Photo: Intel Extreme Masters/ESL

The information first came out from HLTV.org, a major Counter-Strike coverage site that first complained about having their IEM Katowice access restricted for the first two days. “Unfortunately, when we arrived at the venue, we were told that press isn’t allowed to enter the venue on the first two days of competition,” according to a report on the site.

Michal Blicharz, the vice president of pro-gaming at ESL, which is running IEM Katowice, then revealed on Reddit that access had been restricted for the duration of the group stages. “We’ve restricted access to the tournament area for reasons of security (we’ve actually received information about threats to certain players at the event), tournament integrity and player comfort,” he wrote.

Blicharz said press were communicated before the event, conflicting HLTV’s report that they were only informed when they arrived at the venue. The ESL executive was also asked if the threats received against players were more credible this time around, to which he replied “yes, with legal restraining orders”.

The reason for the restrictions on the first two days is down to the schedule. After the group stages are finished, the event moves to the main stage at the Spodek Arena in Katowice, Poland, at which point the public and press will enjoy access as usual. It’s a little haphazard, with some Australians contributing to the production by broadcasting a second stream of matches remotely.

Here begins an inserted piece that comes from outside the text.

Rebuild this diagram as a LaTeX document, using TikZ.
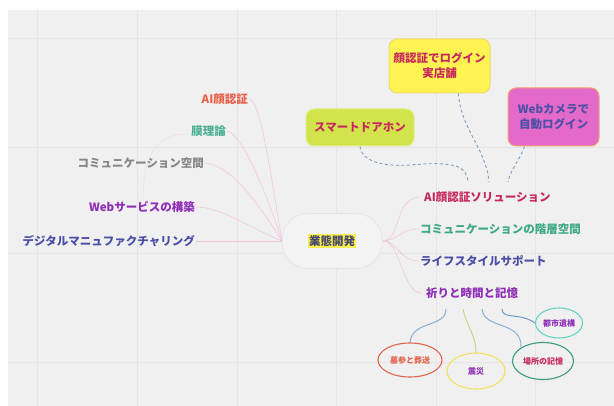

The matches themselves, however, are running smoothly unlike Valve’s recent nightmares in Shanghai. The first group has been delightfully entertaining: while the Mongolian representatives failed to secure more than a handful of rounds in any of their matches, the group was eventually topped by Luminosity Gaming from Brazil, one of the most in-form teams of the last few months.

Tournament favourites Fnatic and Natus Vincere also managed to squeak through, although the former ended the evening with a tight overtime tussle against mousesports. Group B kicks off later this evening, with EnVyUs, Astralis and local heroes Virtus.pro the most likely to proceed to the playoffs.

And while the final prize pool might not be as substantial as what’s on offer in Columbus (as it’s not a Valve-sponsored event), a US$250,000 prize pool isn’t something to be scoffed at. And nor is the trophy: according to Blicharz, it weighs a staggering 15.4kg. Hopefully the winners don’t drop it.